▸ **TASK PROMPT**: Reproduce all of the data below without alteration; exclude every picture.

**** DATA BLOCK

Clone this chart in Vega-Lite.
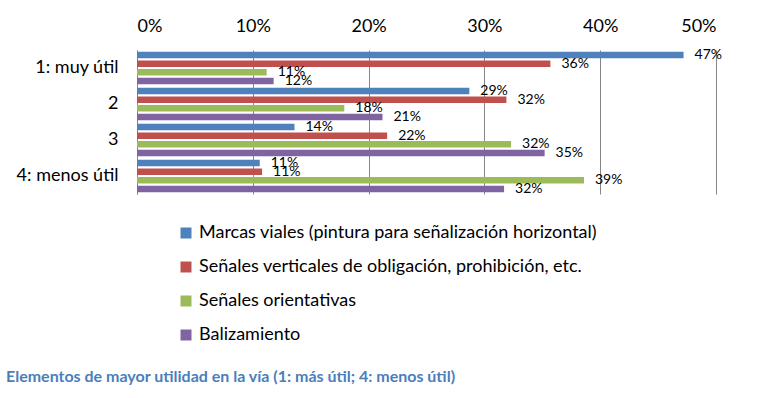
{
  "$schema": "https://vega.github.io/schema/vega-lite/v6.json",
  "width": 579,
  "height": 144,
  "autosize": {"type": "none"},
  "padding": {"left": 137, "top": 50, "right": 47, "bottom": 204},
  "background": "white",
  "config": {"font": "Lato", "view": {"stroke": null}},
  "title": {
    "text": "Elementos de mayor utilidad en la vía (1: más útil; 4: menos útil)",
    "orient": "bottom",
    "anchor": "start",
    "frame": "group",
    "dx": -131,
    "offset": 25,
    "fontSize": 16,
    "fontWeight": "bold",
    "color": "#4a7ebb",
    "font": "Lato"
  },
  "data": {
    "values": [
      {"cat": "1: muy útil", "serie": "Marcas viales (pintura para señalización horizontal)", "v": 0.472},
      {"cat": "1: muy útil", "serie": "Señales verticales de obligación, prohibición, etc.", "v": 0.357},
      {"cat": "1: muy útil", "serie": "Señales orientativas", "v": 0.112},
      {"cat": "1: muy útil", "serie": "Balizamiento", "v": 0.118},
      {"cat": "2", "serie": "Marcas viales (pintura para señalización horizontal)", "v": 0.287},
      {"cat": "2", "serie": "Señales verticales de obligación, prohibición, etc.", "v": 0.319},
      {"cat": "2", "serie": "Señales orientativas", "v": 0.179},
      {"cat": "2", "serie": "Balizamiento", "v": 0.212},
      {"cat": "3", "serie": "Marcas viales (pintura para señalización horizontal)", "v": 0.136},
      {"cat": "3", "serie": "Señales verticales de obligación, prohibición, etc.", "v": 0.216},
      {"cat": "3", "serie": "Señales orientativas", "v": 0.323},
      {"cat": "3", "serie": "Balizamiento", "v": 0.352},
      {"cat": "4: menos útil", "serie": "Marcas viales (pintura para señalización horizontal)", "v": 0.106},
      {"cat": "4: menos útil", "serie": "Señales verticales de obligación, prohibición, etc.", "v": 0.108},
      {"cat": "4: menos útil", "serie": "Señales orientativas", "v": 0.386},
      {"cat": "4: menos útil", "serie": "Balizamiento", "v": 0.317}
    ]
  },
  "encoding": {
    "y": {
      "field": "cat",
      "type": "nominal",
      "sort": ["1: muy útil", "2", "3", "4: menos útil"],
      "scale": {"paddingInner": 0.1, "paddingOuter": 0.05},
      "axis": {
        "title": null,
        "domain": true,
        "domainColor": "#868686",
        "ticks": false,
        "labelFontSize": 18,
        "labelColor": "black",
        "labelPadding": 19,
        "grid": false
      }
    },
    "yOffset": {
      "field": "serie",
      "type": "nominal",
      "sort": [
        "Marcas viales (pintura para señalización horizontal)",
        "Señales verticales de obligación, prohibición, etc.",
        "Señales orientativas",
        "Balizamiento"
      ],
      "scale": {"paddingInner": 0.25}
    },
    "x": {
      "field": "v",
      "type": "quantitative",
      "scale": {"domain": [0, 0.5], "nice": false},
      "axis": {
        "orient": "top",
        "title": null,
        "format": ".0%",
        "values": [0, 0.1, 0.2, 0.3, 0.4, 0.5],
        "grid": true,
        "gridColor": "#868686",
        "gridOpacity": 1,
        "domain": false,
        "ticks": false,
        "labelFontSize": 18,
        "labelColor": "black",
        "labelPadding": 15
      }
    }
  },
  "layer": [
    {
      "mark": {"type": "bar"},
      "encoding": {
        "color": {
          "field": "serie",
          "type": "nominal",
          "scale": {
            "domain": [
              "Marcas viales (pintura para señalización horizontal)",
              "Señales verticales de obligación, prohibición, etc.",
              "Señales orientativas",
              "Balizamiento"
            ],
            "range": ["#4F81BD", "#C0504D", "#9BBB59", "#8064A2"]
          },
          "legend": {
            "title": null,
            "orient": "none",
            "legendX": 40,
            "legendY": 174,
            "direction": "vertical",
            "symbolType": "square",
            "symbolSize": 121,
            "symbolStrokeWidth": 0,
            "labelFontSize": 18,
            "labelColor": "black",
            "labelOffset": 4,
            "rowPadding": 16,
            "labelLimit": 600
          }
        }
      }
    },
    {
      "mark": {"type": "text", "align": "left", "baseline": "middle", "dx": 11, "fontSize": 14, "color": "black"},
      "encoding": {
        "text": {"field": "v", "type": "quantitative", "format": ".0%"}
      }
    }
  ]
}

********

▸ **OUTPUT FOR THIS EXERCISE**:
Clone this chart in Vega-Lite.
{
  "$schema": "https://vega.github.io/schema/vega-lite/v6.json",
  "width": 579,
  "height": 144,
  "autosize": {"type": "none"},
  "padding": {"left": 137, "top": 50, "right": 47, "bottom": 204},
  "background": "white",
  "config": {"font": "Lato", "view": {"stroke": null}},
  "title": {
    "text": "Elementos de mayor utilidad en la vía (1: más útil; 4: menos útil)",
    "orient": "bottom",
    "anchor": "start",
    "frame": "group",
    "dx": -131,
    "offset": 25,
    "fontSize": 16,
    "fontWeight": "bold",
    "color": "#4a7ebb",
    "font": "Lato"
  },
  "data": {
    "values": [
      {"cat": "1: muy útil", "serie": "Marcas viales (pintura para señalización horizontal)", "v": 0.472},
      {"cat": "1: muy útil", "serie": "Señales verticales de obligación, prohibición, etc.", "v": 0.357},
      {"cat": "1: muy útil", "serie": "Señales orientativas", "v": 0.112},
      {"cat": "1: muy útil", "serie": "Balizamiento", "v": 0.118},
      {"cat": "2", "serie": "Marcas viales (pintura para señalización horizontal)", "v": 0.287},
      {"cat": "2", "serie": "Señales verticales de obligación, prohibición, etc.", "v": 0.319},
      {"cat": "2", "serie": "Señales orientativas", "v": 0.179},
      {"cat": "2", "serie": "Balizamiento", "v": 0.212},
      {"cat": "3", "serie": "Marcas viales (pintura para señalización horizontal)", "v": 0.136},
      {"cat": "3", "serie": "Señales verticales de obligación, prohibición, etc.", "v": 0.216},
      {"cat": "3", "serie": "Señales orientativas", "v": 0.323},
      {"cat": "3", "serie": "Balizamiento", "v": 0.352},
      {"cat": "4: menos útil", "serie": "Marcas viales (pintura para señalización horizontal)", "v": 0.106},
      {"cat": "4: menos útil", "serie": "Señales verticales de obligación, prohibición, etc.", "v": 0.108},
      {"cat": "4: menos útil", "serie": "Señales orientativas", "v": 0.386},
      {"cat": "4: menos útil", "serie": "Balizamiento", "v": 0.317}
    ]
  },
  "encoding": {
    "y": {
      "field": "cat",
      "type": "nominal",
      "sort": ["1: muy útil", "2", "3", "4: menos útil"],
      "scale": {"paddingInner": 0.1, "paddingOuter": 0.05},
      "axis": {
        "title": null,
        "domain": true,
        "domainColor": "#868686",
        "ticks": false,
        "labelFontSize": 18,
        "labelColor": "black",
        "labelPadding": 19,
        "grid": false
      }
    },
    "yOffset": {
      "field": "serie",
      "type": "nominal",
      "sort": [
        "Marcas viales (pintura para señalización horizontal)",
        "Señales verticales de obligación, prohibición, etc.",
        "Señales orientativas",
        "Balizamiento"
      ],
      "scale": {"paddingInner": 0.25}
    },
    "x": {
      "field": "v",
      "type": "quantitative",
      "scale": {"domain": [0, 0.5], "nice": false},
      "axis": {
        "orient": "top",
        "title": null,
        "format": ".0%",
        "values": [0, 0.1, 0.2, 0.3, 0.4, 0.5],
        "grid": true,
        "gridColor": "#868686",
        "gridOpacity": 1,
        "domain": false,
        "ticks": false,
        "labelFontSize": 18,
        "labelColor": "black",
        "labelPadding": 15
      }
    }
  },
  "layer": [
    {
      "mark": {"type": "bar"},
      "encoding": {
        "color": {
          "field": "serie",
          "type": "nominal",
          "scale": {
            "domain": [
              "Marcas viales (pintura para señalización horizontal)",
              "Señales verticales de obligación, prohibición, etc.",
              "Señales orientativas",
              "Balizamiento"
            ],
            "range": ["#4F81BD", "#C0504D", "#9BBB59", "#8064A2"]
          },
          "legend": {
            "title": null,
            "orient": "none",
            "legendX": 40,
            "legendY": 174,
            "direction": "vertical",
            "symbolType": "square",
            "symbolSize": 121,
            "symbolStrokeWidth": 0,
            "labelFontSize": 18,
            "labelColor": "black",
            "labelOffset": 4,
            "rowPadding": 16,
            "labelLimit": 600
          }
        }
      }
    },
    {
      "mark": {"type": "text", "align": "left", "baseline": "middle", "dx": 11, "fontSize": 14, "color": "black"},
      "encoding": {
        "text": {"field": "v", "type": "quantitative", "format": ".0%"}
      }
    }
  ]
}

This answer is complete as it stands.